*DIRECTIVE*. List each line holding the string "React".

*INFORMATION PROVIDED*.
----------------------------------------

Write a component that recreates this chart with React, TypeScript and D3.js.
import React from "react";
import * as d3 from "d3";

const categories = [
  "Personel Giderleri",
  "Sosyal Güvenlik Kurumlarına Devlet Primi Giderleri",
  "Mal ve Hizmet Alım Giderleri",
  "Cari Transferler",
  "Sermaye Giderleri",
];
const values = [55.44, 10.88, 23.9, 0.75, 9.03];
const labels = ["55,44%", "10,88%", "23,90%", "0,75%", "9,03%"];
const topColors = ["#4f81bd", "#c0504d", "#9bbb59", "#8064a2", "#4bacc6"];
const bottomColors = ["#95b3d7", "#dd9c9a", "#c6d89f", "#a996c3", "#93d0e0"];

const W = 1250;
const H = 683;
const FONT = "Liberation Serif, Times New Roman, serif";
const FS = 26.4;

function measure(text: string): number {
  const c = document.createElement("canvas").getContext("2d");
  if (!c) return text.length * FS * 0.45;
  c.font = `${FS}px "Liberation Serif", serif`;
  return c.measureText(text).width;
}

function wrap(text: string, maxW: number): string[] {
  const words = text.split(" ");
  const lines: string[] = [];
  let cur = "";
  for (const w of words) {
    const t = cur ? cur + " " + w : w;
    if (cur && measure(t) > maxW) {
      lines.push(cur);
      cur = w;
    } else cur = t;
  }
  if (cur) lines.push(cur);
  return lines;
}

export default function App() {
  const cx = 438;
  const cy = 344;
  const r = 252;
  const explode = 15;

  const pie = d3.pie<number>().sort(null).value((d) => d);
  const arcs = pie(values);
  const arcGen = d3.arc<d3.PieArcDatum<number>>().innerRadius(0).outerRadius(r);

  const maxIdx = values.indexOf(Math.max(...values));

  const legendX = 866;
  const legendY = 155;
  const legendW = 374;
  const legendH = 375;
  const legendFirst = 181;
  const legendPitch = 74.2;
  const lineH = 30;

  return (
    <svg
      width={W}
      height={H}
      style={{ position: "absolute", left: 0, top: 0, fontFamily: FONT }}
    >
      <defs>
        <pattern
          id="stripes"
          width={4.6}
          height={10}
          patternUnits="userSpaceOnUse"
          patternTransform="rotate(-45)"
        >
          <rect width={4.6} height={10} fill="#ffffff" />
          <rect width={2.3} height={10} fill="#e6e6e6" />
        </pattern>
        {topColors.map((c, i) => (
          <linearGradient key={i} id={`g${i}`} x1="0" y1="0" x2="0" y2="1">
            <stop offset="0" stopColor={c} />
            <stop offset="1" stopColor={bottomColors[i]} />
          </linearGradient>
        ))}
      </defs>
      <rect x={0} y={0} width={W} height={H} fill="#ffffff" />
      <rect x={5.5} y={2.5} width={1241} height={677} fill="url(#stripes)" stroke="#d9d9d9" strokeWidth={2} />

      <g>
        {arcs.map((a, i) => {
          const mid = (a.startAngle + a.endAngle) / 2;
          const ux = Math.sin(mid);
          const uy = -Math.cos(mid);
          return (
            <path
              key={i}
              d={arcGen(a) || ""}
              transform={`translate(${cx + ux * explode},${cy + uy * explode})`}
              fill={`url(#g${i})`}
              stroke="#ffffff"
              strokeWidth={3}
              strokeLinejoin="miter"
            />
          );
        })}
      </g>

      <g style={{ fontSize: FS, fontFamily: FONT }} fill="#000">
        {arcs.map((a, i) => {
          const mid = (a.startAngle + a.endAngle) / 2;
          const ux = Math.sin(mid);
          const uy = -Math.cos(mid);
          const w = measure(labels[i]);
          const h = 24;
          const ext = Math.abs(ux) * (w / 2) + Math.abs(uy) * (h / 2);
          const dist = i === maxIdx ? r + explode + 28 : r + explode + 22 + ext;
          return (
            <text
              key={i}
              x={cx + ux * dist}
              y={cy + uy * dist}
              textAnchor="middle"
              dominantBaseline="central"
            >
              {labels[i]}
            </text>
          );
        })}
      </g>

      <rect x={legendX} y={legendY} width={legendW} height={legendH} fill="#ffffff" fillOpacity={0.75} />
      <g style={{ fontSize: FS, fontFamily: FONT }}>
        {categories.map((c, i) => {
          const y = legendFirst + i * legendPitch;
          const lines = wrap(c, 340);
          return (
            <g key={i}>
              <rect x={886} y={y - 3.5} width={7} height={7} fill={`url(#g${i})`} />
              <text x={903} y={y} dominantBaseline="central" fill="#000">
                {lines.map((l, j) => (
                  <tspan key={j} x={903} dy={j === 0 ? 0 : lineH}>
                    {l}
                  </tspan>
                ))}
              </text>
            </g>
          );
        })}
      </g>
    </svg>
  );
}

----------------------------------------

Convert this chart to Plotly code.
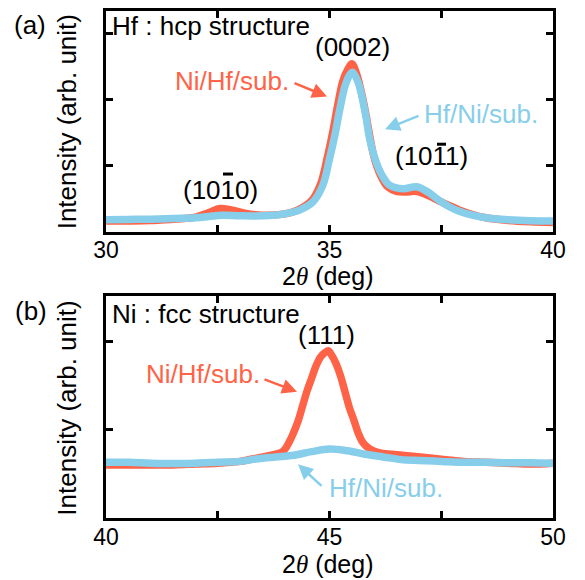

----------------------------------------

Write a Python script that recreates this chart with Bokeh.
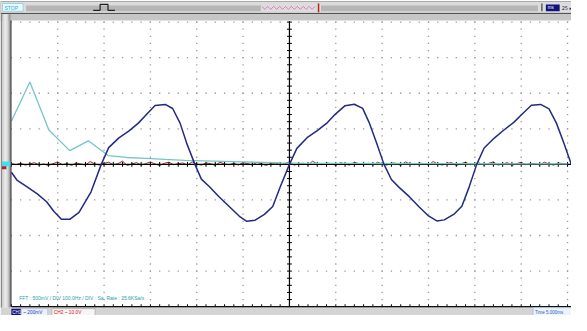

----------------------------------------

*ANSWER TO THE EXERCISE*.
Write a component that recreates this chart with React, TypeScript and D3.js.
import React from "react";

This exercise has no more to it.